Они еще посидели, свесив ноги, на Лондонской стене, помолчали. Наконец Старый Бейли медленно спустил вниз колеса от детской коляски.
– Где Ярмарка? – спросил маркиз.
– Вон там, – указал на военный корабль Старый Бейли.
– Д'Верь и остальные. Они меня ждут.
– Ты не в состоянии куда-либо идти.
Маркиз болезненно закашлялся. На взгляд Старого Бейли, в легких, судя по звуку, у него еще оставалось немало клоачной воды.
– Я сегодня проделал долгий путь, – прошептал маркиз. – Продержусь и еще немножко.
Он осмотрел свои руки, медленно распрямил пальцы, сжал их, будто не был уверен, станут ли они слушаться, будут ли исполнять его желания. Потом он снова скривился, кое-как перевернулся и стал медленно слезать по стене. Но перед тем, как начать спуск, он сказал хрипло и, быть может, немного печально:
– Сдается, Старый Бейли, я у тебя в долгу.

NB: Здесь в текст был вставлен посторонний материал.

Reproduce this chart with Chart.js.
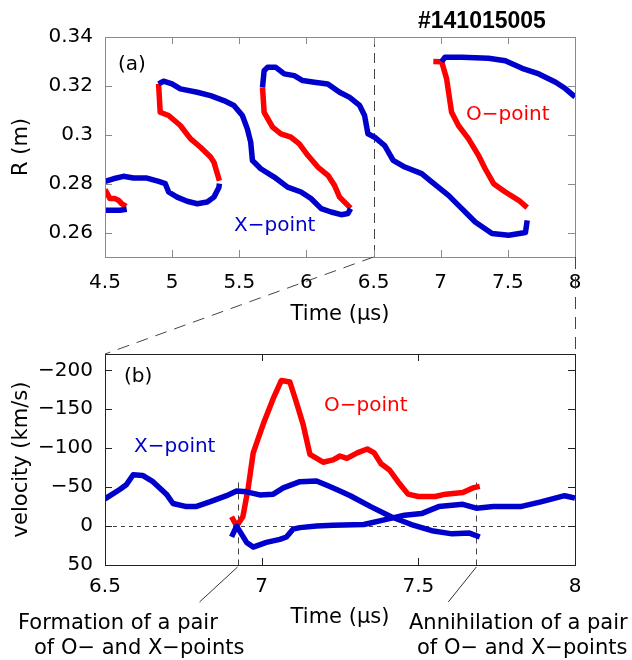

Когда Ричард вернулся с рисом и карри, д'Верь, завидев его, бросилась ему на шею. Она обняла его крепко-крепко, даже похлопала по заду и лишь потом выхватила у него бумажный пакет, который тут же с энтузиазмом открыла.
Вытащив коробку с овощным карри, она с жаром набросилась на еду.
– Спасибо, – сказала она с набитым ртом. – Маркиза не видели?